Friday, May 3, 2013

What is the Impact of Toll Roads on Land Use?

When the Road Price is Right: Land Use, Tolls, and Congestion Pricing(54 page pdf, Urban Land Institute, April 2013) Today we review a report which looks at the present state and growth of tolling in the USA and the potential that tolling, as a revenue source, has on land use and urban planning. Development of more efficient technology, such as electronic tolls, and the negative impacts of urban sprawl and downtown congestion are leading to more cities and highway authorities to choose tolling. This report examines a number of case studies that demonstrate different ways to implement tolling and how these affect land use.

 toll roads  

Key Quotes:

 “Compared with other potential revenue sources, … tolling and related schemes to charge a tax or fee for every mile driven have much stronger potential to affect decision making about land use. Tolling that enables congestion-free travel increases the probability that the tolled road will have impacts on land use and development.”

“The revolution in tolling is spreading. First came the electronic toll systems that made it possible to travel on toll roads without stopping at toll booths. Then came the high occupancy/ toll (HOT) lanes that allowed drivers—for a price—to take advantage of the free-flowing traffic in the carpool lanes that line many of the freeways in congested metropolitan areas.”

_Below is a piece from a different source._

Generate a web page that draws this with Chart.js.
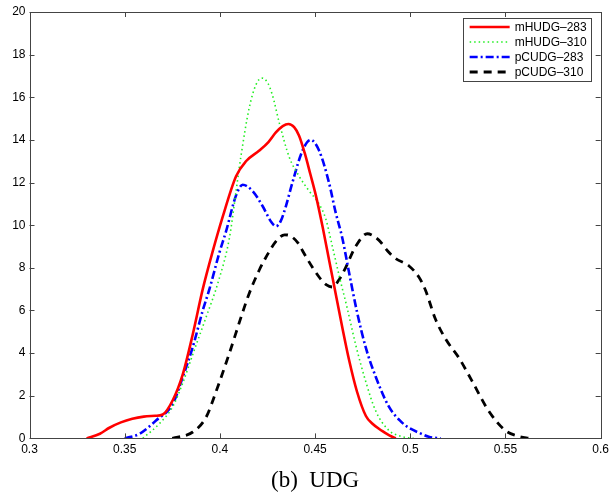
<!DOCTYPE html>
<html>
<head>
<meta charset="utf-8">
<script src="https://cdn.jsdelivr.net/npm/chart.js@4/dist/chart.umd.min.js"></script>
<style>
  html, body { margin: 0; padding: 0; background: #fff; }
  #wrap { width: 613px; height: 501px; }
</style>
</head>
<body>
<div id="wrap"><canvas id="kde"></canvas></div>
<script>
// Density curves of the four UDG runs.
const X_TICKS = [0.3, 0.35, 0.4, 0.45, 0.5, 0.55, 0.6];
const Y_TICKS = [0, 2, 4, 6, 8, 10, 12, 14, 16, 18, 20];

const mHUDG283_x = [0.330, 0.337, 0.342, 0.348, 0.354, 0.360, 0.366, 0.370, 0.3753, 0.3805, 0.3858, 0.391, 0.396, 0.4015, 0.4085, 0.4137, 0.4207, 0.4255, 0.4294, 0.4330, 0.4360, 0.4390, 0.4416, 0.4445, 0.4475, 0.4504, 0.4540, 0.4575, 0.4610, 0.4643, 0.4678, 0.4720, 0.4767, 0.4800, 0.4852, 0.4890, 0.4924];
const mHUDG283_y = [0, 0.22, 0.5, 0.75, 0.92, 1.02, 1.06, 1.12, 1.8, 3.0, 4.9, 7.0, 8.7, 10.4, 12.3, 13.0, 13.5, 13.9, 14.35, 14.65, 14.75, 14.6, 14.2, 13.4, 12.4, 11.4, 9.9, 8.3, 6.7, 5.2, 3.7, 2.2, 1.05, 0.7, 0.35, 0.14, 0];

const mHUDG310_x = [0.3595, 0.3683, 0.3753, 0.3805, 0.3860, 0.3928, 0.3990, 0.4050, 0.4085, 0.4110, 0.4154, 0.4190, 0.4220, 0.4250, 0.4276, 0.4312, 0.4364, 0.4416, 0.4469, 0.4521, 0.4556, 0.4591, 0.4630, 0.4669, 0.4713, 0.4765, 0.4818, 0.4887, 0.4950, 0.5018];
const mHUDG310_y = [0, 0.7, 1.5, 2.6, 4.0, 5.7, 7.3, 9.4, 11.6, 13.2, 15.5, 16.6, 16.9, 16.7, 16.1, 14.8, 13.2, 12.3, 11.6, 11.0, 10.3, 9.0, 7.5, 6.1, 4.4, 2.7, 1.3, 0.38, 0.1, 0];

const pCUDG283_x = [0.350, 0.3579, 0.3666, 0.3753, 0.3805, 0.3858, 0.391, 0.3945, 0.3997, 0.4032, 0.4085, 0.412, 0.4172, 0.4224, 0.4270, 0.4295, 0.4320, 0.4347, 0.4381, 0.4434, 0.4477, 0.4521, 0.4573, 0.4608, 0.4643, 0.4678, 0.4721, 0.4765, 0.4818, 0.4887, 0.4950, 0.4992, 0.5050, 0.5097, 0.5160];
const pCUDG283_y = [0, 0.22, 0.85, 1.63, 2.88, 4.3, 6.0, 7.0, 8.7, 9.7, 11.4, 11.9, 11.6, 10.9, 10.15, 9.95, 10.2, 10.9, 12.0, 13.5, 14.0, 13.5, 12.0, 10.6, 9.4, 7.8, 5.9, 4.3, 2.9, 1.5, 0.8, 0.5, 0.25, 0.08, 0];

const pCUDG310_x = [0.375, 0.3858, 0.3928, 0.398, 0.405, 0.4119, 0.4154, 0.4207, 0.4242, 0.4300, 0.4340, 0.4370, 0.4416, 0.4434, 0.4521, 0.4560, 0.4591, 0.4630, 0.4660, 0.4713, 0.4774, 0.4835, 0.4880, 0.4922, 0.4992, 0.5045, 0.5080, 0.5132, 0.5190, 0.5254, 0.5324, 0.5411, 0.5498, 0.5568, 0.5630];
const pCUDG310_y = [0, 0.3, 1.0, 2.2, 4.0, 5.9, 6.8, 7.9, 8.5, 9.3, 9.55, 9.5, 9.1, 8.8, 7.57, 7.2, 7.1, 7.5, 8.0, 9.0, 9.6, 9.3, 8.8, 8.44, 8.1, 7.57, 6.95, 5.6, 4.6, 3.8, 2.7, 1.3, 0.38, 0.1, 0];

const AXIS_COLOR = '#444';
const TICK_LEN = 5;
const LABEL_FONT = "'Liberation Sans', Arial, sans-serif";

const pts = (xs, ys) => xs.map((x, i) => ({ x, y: ys[i] }));

function curve(label, xs, ys, color, width, dash) {
  return {
    label,
    data: pts(xs, ys),
    borderColor: color,
    backgroundColor: color,
    borderWidth: width,
    borderDash: dash,
    borderCapStyle: 'butt',
    cubicInterpolationMode: 'monotone',
    pointRadius: 0,
    fill: false,
  };
}

// MATLAB-style box with inward ticks on all four sides
const frameTicks = {
  id: 'frameTicks',
  afterDatasetsDraw(chart) {
    const { ctx, chartArea: a, scales: { x, y } } = chart;
    ctx.save();
    ctx.strokeStyle = AXIS_COLOR;
    ctx.lineWidth = 1;
    ctx.setLineDash([]);
    ctx.strokeRect(Math.round(a.left) + 0.5, Math.round(a.top) + 0.5,
      Math.round(a.width), Math.round(a.height));
    ctx.beginPath();
    x.ticks.forEach((t) => {
      const px = Math.round(x.getPixelForValue(t.value)) + 0.5;
      ctx.moveTo(px, a.bottom); ctx.lineTo(px, a.bottom - TICK_LEN);
      ctx.moveTo(px, a.top); ctx.lineTo(px, a.top + TICK_LEN);
    });
    y.ticks.forEach((t) => {
      const py = Math.round(y.getPixelForValue(t.value)) + 0.5;
      ctx.moveTo(a.left, py); ctx.lineTo(a.left + TICK_LEN, py);
      ctx.moveTo(a.right, py); ctx.lineTo(a.right - TICK_LEN, py);
    });
    ctx.stroke();
    ctx.restore();
  },
};

// boxed legend in the upper right corner of the axes
const boxLegend = {
  id: 'boxLegend',
  afterDraw(chart) {
    const { ctx, chartArea: a } = chart;
    const sets = chart.data.datasets;
    const right = a.right - 10, top = a.top + 6;
    const w = 128, rowH = 15, h = sets.length * rowH + 3;
    const left = right - w;
    ctx.save();
    ctx.fillStyle = '#fff';
    ctx.fillRect(left, top, w, h);
    ctx.strokeStyle = AXIS_COLOR;
    ctx.lineWidth = 1;
    ctx.strokeRect(Math.round(left) + 0.5, Math.round(top) + 0.5, w, h);
    ctx.font = '12px ' + LABEL_FONT;
    ctx.textBaseline = 'middle';
    sets.forEach((ds, i) => {
      const cy = top + 9 + i * rowH;
      ctx.beginPath();
      ctx.strokeStyle = ds.borderColor;
      ctx.lineWidth = ds.borderWidth;
      ctx.setLineDash(ds.borderDash || []);
      ctx.moveTo(left + 7, cy);
      ctx.lineTo(left + 47, cy);
      ctx.stroke();
      ctx.fillStyle = '#000';
      ctx.fillText(ds.label, left + 52, cy + 0.5);
    });
    ctx.restore();
  },
};

new Chart(document.getElementById('kde'), {
  type: 'line',
  data: {
    datasets: [
      curve('mHUDG\u2013283', mHUDG283_x, mHUDG283_y, '#ff0000', 2.6, []),
      curve('mHUDG\u2013310', mHUDG310_x, mHUDG310_y, '#22ee22', 1.6, [1.5, 3]),
      curve('pCUDG\u2013283', pCUDG283_x, pCUDG283_y, '#0000ff', 2.6, [8, 3, 2, 3]),
      curve('pCUDG\u2013310', pCUDG310_x, pCUDG310_y, '#000000', 2.8, [8, 6]),
    ],
  },
  options: {
    responsive: true,
    maintainAspectRatio: false,
    animation: false,
    layout: { padding: { left: 0, right: 11, top: 12, bottom: 6 } },
    scales: {
      x: {
        type: 'linear',
        min: 0.3,
        max: 0.6,
        afterBuildTicks: (s) => { s.ticks = X_TICKS.map((v) => ({ value: v })); },
        afterFit: (s) => { s.height = 29; },
        grid: { display: false, drawTicks: false },
        border: { display: false },
        ticks: {
          color: '#000',
          padding: 4,
          maxRotation: 0,
          autoSkip: false,
          font: { family: LABEL_FONT, size: 12 },
          callback: (v) => String(+v.toFixed(2)),
        },
      },
      y: {
        type: 'linear',
        min: 0,
        max: 20,
        afterBuildTicks: (s) => { s.ticks = Y_TICKS.map((v) => ({ value: v })); },
        afterFit: (s) => { s.width = 29.5; },
        grid: { display: false, drawTicks: false },
        border: { display: false },
        ticks: {
          color: '#000',
          padding: 4,
          autoSkip: false,
          font: { family: LABEL_FONT, size: 12 },
        },
      },
    },
    plugins: {
      legend: { display: false },
      tooltip: { enabled: false },
      title: {
        display: true,
        position: 'bottom',
        fullSize: false,
        text: '(b)  UDG',
        color: '#000',
        padding: 0,
        font: { family: "'Liberation Serif', 'Times New Roman', serif", size: 23, weight: 'normal', lineHeight: 1.2 },
      },
    },
  },
  plugins: [frameTicks, boxLegend],
});
</script>
</body>
</html>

  • The potential for tolling…to influence land use is real, but the magnitude of the impacts is likely to be modest.
  • The most dramatic impacts—and opportunities—are likely to be located in the corridors surrounding tolled roads or highways with the option for congestion-free travel.
  • The impacts on land use will vary greatly by metropolitan region and will be influenced by the transportation network—including mass transit services—land use patterns, local land use policies, and economic trends.
  • Tolling … have the potential to interact with land use in ways that support growing market preferences for development in compact, mixed-use, walkable nodes….
  • Because tolling that manages congestion is permanent and not priced according to the cost of the facility, policy discussions need to include the appropriate uses for “excess” revenue.”
“Tolling and charging per mile—transportation revenue mechanisms expanding or under serious consideration in the United States—have a much stronger link to land use than taxes on motor fuels and other revenue mechanisms such as sales taxes and income taxes.”